I'm saying don't screw with it, but it's not really due to morals. It's due to the fact humans will inevitably make something awful.
Right, Norris. That's a great point. The fact we may not understand the consciousness in other species does not negate its existence. There is an overt homosapien centric bend to this topic, no doubt, so maybe a better clarification is a consciousness with recognizable human characteristics.
Wouldn't it be cruel to create something that is part human in order to do research on it. Or am I misunderstanding?
I think it relates to this idea that if a human created it, it is subject to the whims of human control. It wouldn't exist otherwise, so we have dominion over it. Michael Crichton hinted at such a mentality in the second Jurassic Park novel, but with extinct animals. But it points to the same thing--we made it, or brought it back, therefore we can do whatever we want to it.

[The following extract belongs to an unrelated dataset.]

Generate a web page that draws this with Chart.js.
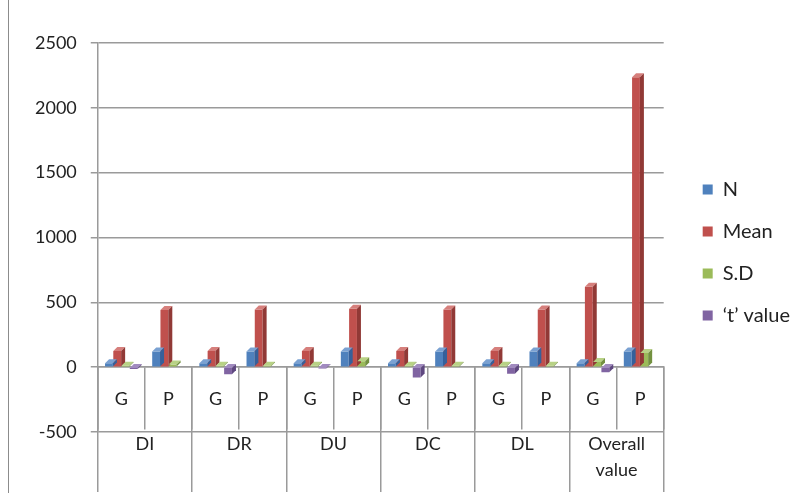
<!DOCTYPE html>
<html>
<head>
<meta charset="utf-8">
<script src="https://cdn.jsdelivr.net/npm/chart.js@4.4.0/dist/chart.umd.min.js"></script>
<style>
  html, body { margin: 0; padding: 0; background: #fff; }
  #marco { position: absolute; left: 8px; top: 0; width: 802px; height: 493px; border-left: 1.5px solid #8c8c8c; }
  #contenedor { position: absolute; left: 0; top: 0; width: 810px; height: 493px; }
</style>
</head>
<body>
<div id="marco"></div>
<div id="contenedor"><canvas id="barChartDimensiones" width="810" height="493"></canvas></div>
<script>
// categorias del eje x (dos niveles)
var grupos = ["G", "P", "G", "P", "G", "P", "G", "P", "G", "P", "G", "P"];
var dimensiones = ["DI", "DR", "DU", "DC", "DL", ["Overall", "value"]];

// series
var valoresN = [30, 120, 30, 120, 30, 120, 30, 120, 30, 120, 30, 120];
var valoresMean = [125, 440, 125, 445, 125, 450, 125, 445, 125, 445, 620, 2235];
var valoresSD = [10, 20, 10, 10, 10, 45, 10, 10, 10, 10, 40, 110];
var valoresT = [-15, 0, -55, 0, -10, 0, -80, 0, -50, 0, -40, 0];

var ticksY = [-500, 0, 500, 1000, 1500, 2000, 2500];

var colores = {
  N: ["#4F81BD", "#7AA1D2", "#36609A"],
  Mean: ["#C0504D", "#D67F7C", "#913936"],
  SD: ["#9BBB59", "#B8D285", "#739140"],
  T: ["#8064A2", "#A18BBF", "#5F4880"]
};

// dibuja la cara superior y lateral de cada barra para el efecto 3D
var barras3d = {
  id: "barras3d",
  afterDatasetsDraw: function (chart) {
    var ctx = chart.ctx;
    var prof = 4;
    chart.data.datasets.forEach(function (ds, i) {
      var meta = chart.getDatasetMeta(i);
      meta.data.forEach(function (bar, j) {
        if (ds.data[j] === 0) return; // sin barra, sin caras
        var p = bar.getProps(["x", "y", "base", "width"], true);
        var izq = p.x - p.width / 2;
        var der = p.x + p.width / 2;
        var arriba = Math.min(p.y, p.base);
        var abajo = Math.max(p.y, p.base);
        ctx.save();
        ctx.fillStyle = ds.caraSuperior;
        ctx.beginPath();
        ctx.moveTo(izq, arriba);
        ctx.lineTo(izq + prof, arriba - prof);
        ctx.lineTo(der + prof, arriba - prof);
        ctx.lineTo(der, arriba);
        ctx.closePath();
        ctx.fill();
        ctx.fillStyle = ds.caraLateral;
        ctx.beginPath();
        ctx.moveTo(der, arriba);
        ctx.lineTo(der + prof, arriba - prof);
        ctx.lineTo(der + prof, abajo - prof);
        ctx.lineTo(der, abajo);
        ctx.closePath();
        ctx.fill();
        ctx.restore();
      });
    });
  }
};

function serie(nombre, datos, color) {
  return {
    label: nombre,
    data: datos,
    backgroundColor: color[0],
    caraSuperior: color[1],
    caraLateral: color[2],
    xAxisID: "x",
    yAxisID: "y",
    categoryPercentage: 0.7,
    barPercentage: 0.95
  };
}

function GraficoDimensiones() {
  var canvas = document.getElementById("barChartDimensiones");
  var ctx = canvas.getContext("2d");
  var fuente = "Lato, 'Open Sans', sans-serif";
  var gris = "#9a9a9a";

  var config = {
    type: "bar",
    data: {
      labels: grupos,
      datasets: [
        serie("N", valoresN, colores.N),
        serie("Mean", valoresMean, colores.Mean),
        serie("S.D", valoresSD, colores.SD),
        serie("\u2018t\u2019 value", valoresT, colores.T)
      ]
    },
    options: {
      responsive: false,
      animation: false,
      layout: { padding: { left: 21, top: 43, bottom: 61, right: 10 } },
      scales: {
        y: {
          min: -500,
          max: 2500,
          afterBuildTicks: function (scale) {
            scale.ticks = ticksY.map(function (v) { return { value: v }; });
          },
          grid: { color: gris, lineWidth: 1.5, tickLength: 7 },
          border: { color: gris, width: 1.5 },
          ticks: {
            color: "#222",
            padding: 14,
            font: { family: fuente, size: 18 },
            callback: function (valor) { return String(valor); }
          }
        },
        x: {
          type: "category",
          position: { y: 0 },
          offset: true,
          grid: { offset: true, drawOnChartArea: false, color: gris, lineWidth: 1.5, tickLength: 62 },
          border: { color: gris, width: 1.5 },
          ticks: { color: "#222", padding: -41, maxRotation: 0, autoSkip: false, font: { family: fuente, size: 18 } }
        },
        x2: {
          type: "category",
          labels: dimensiones,
          position: { y: 0 },
          offset: true,
          grid: { offset: true, drawOnChartArea: false, color: gris, lineWidth: 1.5, tickLength: 125 },
          border: { display: false },
          ticks: { color: "#222", padding: -61, maxRotation: 0, autoSkip: false, font: { family: fuente, size: 18, lineHeight: 1.45 } }
        },
        // espacio entre el area del grafico y la leyenda
        hueco: {
          type: "linear",
          position: "right",
          display: true,
          grid: { display: false },
          border: { display: false },
          ticks: { display: false },
          afterFit: function (scale) { scale.width = 17; }
        }
      },
      plugins: {
        legend: {
          position: "right",
          title: { display: true, text: " ", padding: { top: 0, bottom: 18 }, font: { size: 10 } },
          labels: {
            color: "#222",
            boxWidth: 10,
            boxHeight: 10,
            padding: 22,
            font: { family: fuente, size: 20 }
          }
        },
        tooltip: { enabled: false }
      }
    },
    plugins: [barras3d]
  };

  var grafico = new Chart(ctx, config);
}

GraficoDimensiones();
</script>
</body>
</html>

I guess it depends on which part is human. Grow a human liver in a pig and I'm good. You've got bacon and a transplant.
Crichton's infatuated w/ this kinda stuff iirc, he directed the movie version of Cooks best seller "Coma" based on another highly controversial subject
2nd season of ST:TNG had a good show on this, Measure of a Man. IP has mentioned this episode before.
I get this to an extent. But "whatever we want" seems strong. I mean we also domesticated the dog. There wouldn't be any creatures that watched every move we make and wanted to spend every single second in our presence if we hadn't created them.